Four people have been arrested in the Philippines for allegedly hacking into AT&T's phone systems as part of a plan to funnel money to a Saudi-based terror group, according to police.
The Philippine Criminal Investigation and Detection Group said it worked with the U.S. Federal Bureau of Investigation to arrest the suspects late Thursday. The hackers, according to investigators, worked for a group that helped finance a deadly 2008 terrorist attack in Mumbai, India.
They say that the hacking cost AT&T around $2 million. A spokeswoman for AT&T said she couldn't immediately comment Saturday.
The arrests stemmed from a complaint filed by AT&T and the FBI.
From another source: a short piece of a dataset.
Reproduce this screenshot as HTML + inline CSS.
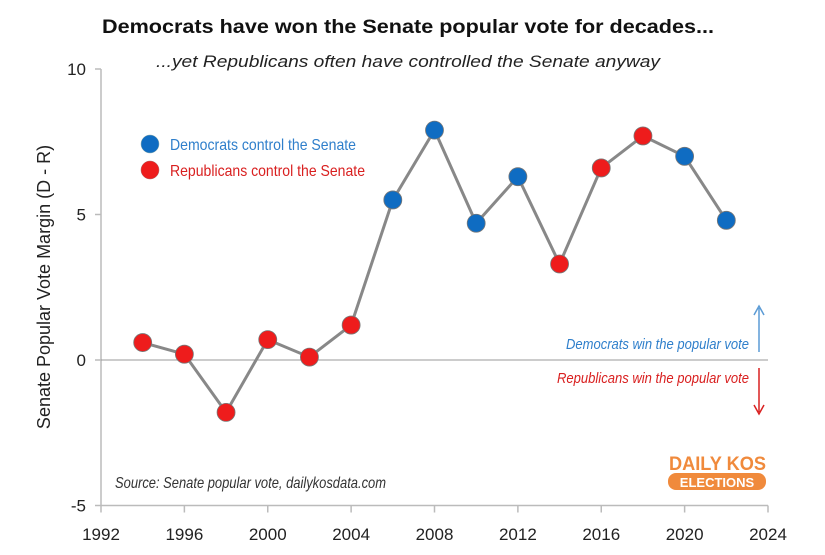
<!DOCTYPE html>
<html><head><meta charset="utf-8"><style>
body{margin:0;background:#fff;}
svg text{font-family:"Liberation Sans",sans-serif;}
</style></head><body>
<svg width="825" height="550">
<text x="102" y="33" textLength="612" lengthAdjust="spacingAndGlyphs" font-size="19" font-weight="bold" fill="#111">Democrats have won the Senate popular vote for decades...</text>
<text x="156" y="67" textLength="504" lengthAdjust="spacingAndGlyphs" font-size="17" font-style="italic" fill="#222">...yet Republicans often have controlled the Senate anyway</text>
<g id="axes"></g>
<g id="marks"></g>
<text transform="translate(50,287) rotate(-90)" text-anchor="middle" font-size="18" fill="#222">Senate Popular Vote Margin (D - R)</text>
<circle cx="150" cy="144" r="9" fill="#0f6cc2" stroke="#8aa" stroke-width="0.5"/>
<text x="170" y="150" textLength="186" lengthAdjust="spacingAndGlyphs" font-size="16" fill="#2f7fcb">Democrats control the Senate</text>
<circle cx="150" cy="170" r="9" fill="#ee1c1c" stroke="#a66" stroke-width="0.5"/>
<text x="170" y="176" textLength="195" lengthAdjust="spacingAndGlyphs" font-size="16" fill="#d92020">Republicans control the Senate</text>
<text x="566" y="349" textLength="183" lengthAdjust="spacingAndGlyphs" font-size="15" font-style="italic" fill="#2f7fcb">Democrats win the popular vote</text>
<text x="557" y="383" textLength="192" lengthAdjust="spacingAndGlyphs" font-size="15" font-style="italic" fill="#d92020">Republicans win the popular vote</text>
<line x1="759" y1="352" x2="759" y2="308" stroke="#5b9bd5" stroke-width="1.5"/>
<path d="M754,315 L759,306 L764,315" fill="none" stroke="#5b9bd5" stroke-width="1.5"/>
<line x1="759" y1="368" x2="759" y2="412" stroke="#d92020" stroke-width="1.5"/>
<path d="M754,405 L759,414 L764,405" fill="none" stroke="#d92020" stroke-width="1.5"/>
<text x="115" y="488" textLength="271" lengthAdjust="spacingAndGlyphs" font-size="16" font-style="italic" fill="#333">Source: Senate popular vote, dailykosdata.com</text>
<text x="669" y="470" textLength="97" lengthAdjust="spacingAndGlyphs" font-size="19" font-weight="bold" fill="#f08a3c">DAILY KOS</text>
<rect x="668" y="473" width="98" height="17" rx="8" fill="#f08a3c"/>
<text x="717" y="487" text-anchor="middle" font-size="13" font-weight="bold" fill="#fff">ELECTIONS</text>
</svg>
<script>
const years=[1994,1996,1998,2000,2002,2004,2006,2008,2010,2012,2014,2016,2018,2020,2022];
const margins=[0.6,0.2,-1.8,0.7,0.1,1.2,5.5,7.9,4.7,6.3,3.3,6.6,7.7,7.0,4.8];
const control=["R","R","R","R","R","R","D","D","D","D","R","R","R","D","D"];
const xTicks=[1992,1996,2000,2004,2008,2012,2016,2020,2024];
const yTicks=[-5,0,5,10];
const NS="http://www.w3.org/2000/svg";
const X=v=>101+(v-1992)*(768-101)/32;
const Y=v=>360-v*(360-69)/10;
function mk(p,t,a){const e=document.createElementNS(NS,t);for(const k in a)e.setAttribute(k,a[k]);p.appendChild(e);return e;}
const ax=document.getElementById('axes');
let l=mk(ax,'line',{x1:X(1992),x2:X(1992),y1:Y(10),y2:Y(-5),stroke:'#bbb','stroke-width':1.5});


l=mk(ax,'line',{x1:X(1992),x2:X(2024),y1:Y(-5),y2:Y(-5),stroke:'#bbb','stroke-width':1.5});


l=mk(ax,'line',{x1:X(1992),x2:X(2024),y1:Y(0),y2:Y(0),stroke:'#999','stroke-width':1});


xTicks.forEach(t=>{
 const tk=mk(ax,'line',{x1:X(t),x2:X(t),y1:Y(-5),y2:Y(-5)+7,stroke:'#bbb','stroke-width':1.5});
 
 
 const tx=mk(ax,'text',{x:X(t),y:540,'text-anchor':'middle','font-size':17,fill:'#222'});
 tx.textContent=t;
 
 
});
yTicks.forEach(t=>{
 const tk=mk(ax,'line',{x1:X(1992)-6,x2:X(1992),y1:Y(t),y2:Y(t),stroke:'#bbb','stroke-width':1.5});
 
 
 const tx=mk(ax,'text',{x:86,y:Y(t)+6,'text-anchor':'end','font-size':17,fill:'#222'});
 tx.textContent=t;
 
 
});
const mg=document.getElementById('marks');
const pl=mk(mg,'polyline',{points:years.map((y,i)=>X(y)+','+Y(margins[i])).join(' '),fill:'none',stroke:'#888','stroke-width':3});


years.forEach((y,i)=>{
 const c=mk(mg,'circle',{cx:X(y),cy:Y(margins[i]),r:9,fill:control[i]==='D'?'#0f6cc2':'#ee1c1c',stroke:'#777','stroke-width':0.8});
 
 
});
</script>
</body></html>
AT&T Inc., based in Dallas, said last Tuesday that hackers unsuccessfully attempted to link mobile numbers with online customer accounts. It's unclear if that incident is linked to the arrests.
The hackers were working on commission for a terrorist group linked to Muhammad Zamir, according to the Philippine police. Zamir, a Pakistani, was arrested in Italy in 2007, where he was running a call center and allegedly buying information from Filipino hackers.
Since then, police said, Zamir's group has been taken over by a Saudi national. Philippine police didn't name the group, but India has blamed Lashkar-e-Taiba, a Pakistan-based militant organization, for the Mumbai attacks.
Three years ago Saturday, 10 Pakistan-based gunmen laid siege to India's financial hub, killing 166 people.